How Does Lobbying Negatively Affect Government?
Lobbying is legal, but it can harm government when organized influence outweighs the public interest.
The Short Answer
Lobbying can negatively affect government by giving well-funded interests more access, distorting policy priorities, weakening public trust, creating conflicts of interest, and encouraging policy capture. Lobbying is not automatically corrupt, but it becomes harmful when government decisions serve narrow interests instead of the broader public.
The U.S. Lobbying Disclosure Act requires many lobbyists to register and report activity, which shows that lobbying is a recognized part of government. Disclosure, however, does not eliminate every problem.
The danger is not that people petition government; the danger is when access and influence become unequal.
Unequal Access to Decision-Makers
Lobbyists often have time, expertise, relationships, and money that ordinary citizens do not. A large company or trade association may hire professionals to meet officials repeatedly, track legislation, and shape language before the public notices.
This can make government feel more responsive to organized interests than to voters. Even if no law is broken, the process may appear unfair.
Policy Capture
Policy capture happens when public decisions are repeatedly directed toward a specific interest instead of the public interest. The OECD warns that policy capture can worsen inequality, weaken democratic values, harm growth, and reduce trust in government.
Capture can occur when a regulated industry gains too much influence over the agency or lawmakers responsible for regulating it. The result may be weaker rules, loopholes, subsidies, or enforcement choices that favor insiders.
Distorted Priorities
Lobbying can push government attention toward issues with the most organized pressure rather than the greatest public need. Problems affecting poor, rural, young, elderly, or politically disconnected groups may receive less attention if those groups lack paid advocates.
This can distort priorities in areas such as:
- Healthcare.
- Tax policy.
- Environmental regulation.
- Education funding.
- Housing.
- Financial regulation.
- Criminal justice.
The loudest organized voice is not always the most deserving voice.
Public Distrust
When citizens believe government is controlled by lobbyists, trust declines. People may stop believing that voting, public comments, or civic participation matter.
That distrust can damage democracy. A government needs public confidence to pass laws, collect taxes, enforce rules, and respond to crisis. If people assume every decision is bought, legitimate institutions suffer.
Conflicts of Interest and the Revolving Door
The “revolving door” describes movement between government jobs and private-sector lobbying or consulting roles. Former officials may use insider knowledge and relationships to influence policy. Current officials may also think about future private-sector opportunities.
Not every career move is unethical, but the pattern can create concerns about loyalty, fairness, and public service.
Complex Rules and Hidden Influence
Lobbying disclosure rules create transparency, but influence can still happen through informal advice, think tanks, trade groups, campaign networks, public relations campaigns, or legal strategies.
Some influence is difficult for ordinary citizens to trace. That makes accountability harder.

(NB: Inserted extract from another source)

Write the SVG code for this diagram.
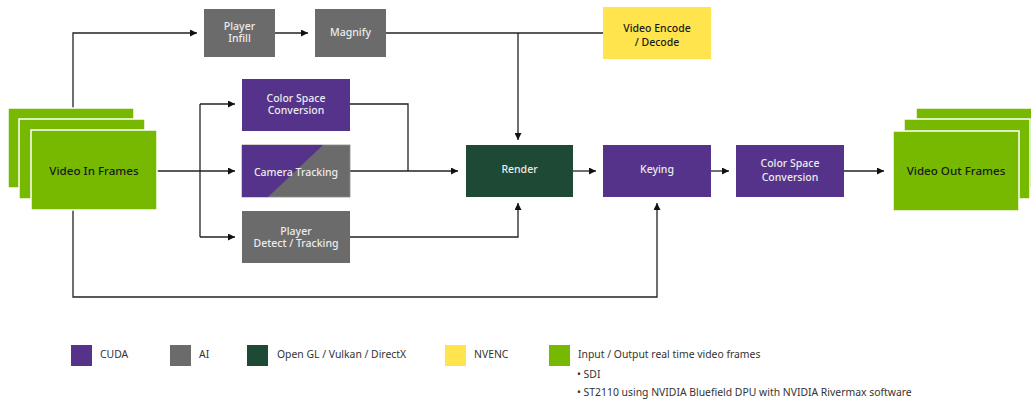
<svg xmlns="http://www.w3.org/2000/svg" width="1031" height="402" viewBox="0 0 1031 402">
<style>
.lbl{font-family:"Noto Sans","Liberation Sans",sans-serif;font-size:10.5px;font-weight:500;fill:#ececec;text-anchor:middle}
.dk{fill:#1a1a1a}
.big{font-family:"Noto Sans","Liberation Sans",sans-serif;font-size:11.6px;font-weight:500;fill:#1a1a1a;text-anchor:middle}
.leg{font-family:"Noto Sans","Liberation Sans",sans-serif;font-size:10.4px;fill:#333}
.cuda{fill:#55338b}
.ai{fill:#6b6b6b}
.gl{fill:#1e4934}
.nv{fill:#ffe44d}
.io{fill:#76b900;stroke:#ffffff;stroke-width:1.5}
.wire{fill:none;stroke:#222;stroke-width:1.3}
</style>
<defs>
<marker id="ah" markerUnits="userSpaceOnUse" markerWidth="8" markerHeight="7" refX="7" refY="3.5" orient="auto">
<path d="M0,0 L7,3.5 L0,7 Z" fill="#111"/>
</marker>
</defs>

<g id="connectors">
<path class="wire" d="M73,108 V33 H197" marker-end="url(#ah)"/>
<path class="wire" d="M275,33 H308" marker-end="url(#ah)"/>
<path class="wire" d="M386,33 H603"/>
<path class="wire" d="M518,33 V140" marker-end="url(#ah)"/>
<path class="wire" d="M157,171 H235" marker-end="url(#ah)"/>
<path class="wire" d="M200,104 V237"/>
<path class="wire" d="M200,104 H235" marker-end="url(#ah)"/>
<path class="wire" d="M200,237 H235" marker-end="url(#ah)"/>
<path class="wire" d="M350,104 H408 V171"/>
<path class="wire" d="M350,171 H458" marker-end="url(#ah)"/>
<path class="wire" d="M350,237 H518 V203" marker-end="url(#ah)"/>
<path class="wire" d="M573,171 H596" marker-end="url(#ah)"/>
<path class="wire" d="M711,171 H729" marker-end="url(#ah)"/>
<path class="wire" d="M844,171 H884" marker-end="url(#ah)"/>
<path class="wire" d="M73,210 V297 H657 V203" marker-end="url(#ah)"/>
</g>

<g id="video-in">
<rect class="io" x="8" y="108" width="126" height="80"/>
<rect class="io" x="19" y="119" width="126" height="80"/>
<rect class="io" x="31" y="130" width="126" height="80"/>
<text class="big" x="94" y="175">Video In Frames</text>
</g>

<g id="player-infill">
<rect class="ai" x="204" y="9" width="71" height="48"/>
<text class="lbl" x="239.5" y="30">Player</text>
<text class="lbl" x="239.5" y="42">Infill</text>
</g>

<g id="magnify">
<rect class="ai" x="315" y="9" width="71" height="48"/>
<text class="lbl" x="350.5" y="36">Magnify</text>
</g>

<g id="video-encode">
<rect class="nv" x="603" y="7" width="108" height="52"/>
<text class="lbl dk" x="657" y="32">Video Encode</text>
<text class="lbl dk" x="657" y="45.5">/ Decode</text>
</g>

<g id="csc-1">
<rect class="cuda" x="242" y="79" width="108" height="52"/>
<text class="lbl" x="296" y="101.5">Color Space</text>
<text class="lbl" x="296" y="114">Conversion</text>
</g>

<g id="camera-tracking">
<rect class="ai" x="242" y="145" width="108" height="52" stroke="#8a8a8a" stroke-width="0.8"/>
<polygon class="cuda" points="242,145 323,145 268,197 242,197"/>
<text class="lbl" x="296" y="175.5">Camera Tracking</text>
</g>

<g id="player-detect">
<rect class="ai" x="242" y="211" width="108" height="52"/>
<text class="lbl" x="296" y="234.5">Player</text>
<text class="lbl" x="296" y="246.5">Detect / Tracking</text>
</g>

<g id="render">
<rect class="gl" x="466" y="145" width="107" height="52"/>
<text class="lbl" x="519.5" y="173">Render</text>
</g>

<g id="keying">
<rect class="cuda" x="603" y="145" width="108" height="52"/>
<text class="lbl" x="657" y="173">Keying</text>
</g>

<g id="csc-2">
<rect class="cuda" x="736" y="145" width="108" height="52"/>
<text class="lbl" x="790" y="167">Color Space</text>
<text class="lbl" x="790" y="180.5">Conversion</text>
</g>

<g id="video-out">
<rect class="io" x="916" y="108" width="126" height="80"/>
<rect class="io" x="904" y="119" width="126" height="80"/>
<rect class="io" x="893" y="131" width="126" height="80"/>
<text class="big" x="956" y="175">Video Out Frames</text>
</g>

<g id="legend">
<rect class="cuda" x="71" y="345" width="21" height="21"/>
<text class="leg" x="100" y="358">CUDA</text>
<rect class="ai" x="170" y="345" width="21" height="21"/>
<text class="leg" x="199" y="358">AI</text>
<rect class="gl" x="247" y="345" width="21" height="21"/>
<text class="leg" x="277" y="358">Open GL / Vulkan / DirectX</text>
<rect class="nv" x="445" y="345" width="21" height="21"/>
<text class="leg" x="474" y="358">NVENC</text>
<rect fill="#76b900" x="549" y="345" width="21" height="21"/>
<text class="leg" x="578" y="358">Input / Output real time video frames</text>
<text class="leg" x="577" y="378">• SDI</text>
<text class="leg" x="577" y="396">• ST2110 using NVIDIA Bluefield DPU with NVIDIA Rivermax software</text>
</g>
</svg>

Lobbying Can Slow or Complicate Policy
Lobbying may also make lawmaking slower. Organized groups can pressure lawmakers to add exceptions, delay votes, weaken enforcement, or create complicated compromises.

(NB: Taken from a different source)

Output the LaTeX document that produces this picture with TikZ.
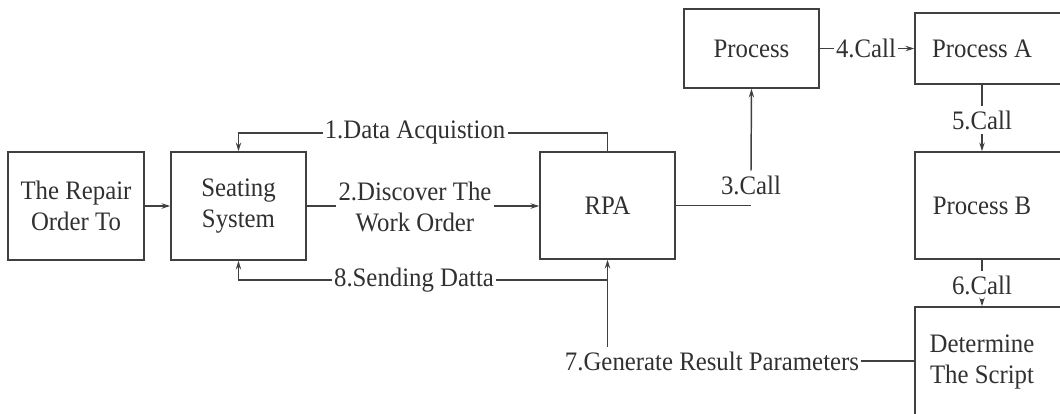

Sometimes compromise is healthy. But excessive pressure from competing interests can produce laws that are confusing, inefficient, or full of loopholes.
Lobbying Is Not Always Bad
It is important to be fair: lobbying can also help government. Civil rights organizations, disability advocates, veterans’ groups, labor unions, business groups, and environmental groups all use lobbying to communicate concerns.
The negative effect comes when lobbying is secretive, unequal, misleading, or disconnected from the public interest.
What Can Reduce the Harm?
Reforms can include:
- Strong disclosure rules.
- Cooling-off periods for former officials.
- Limits on gifts.
- Clear ethics enforcement.
- Public access to rulemaking.
- Campaign finance transparency.
- Stronger conflict-of-interest rules.
These reforms do not ban petitioning government. They make influence easier to see and harder to abuse.
Citizens can also reduce the harm by reading disclosure records, following local hearings, contacting representatives, and comparing claims from interest groups with independent evidence. Lobbying has more room to distort policy when the public is not watching how decisions are made.
Bottom line
Lobbying negatively affects government when it gives narrow interests too much influence over public decisions. It can distort priorities, reduce trust, create conflicts of interest, and lead to policy capture.
The challenge is balancing the right to petition government with the need for fair, transparent, public-minded decision-making.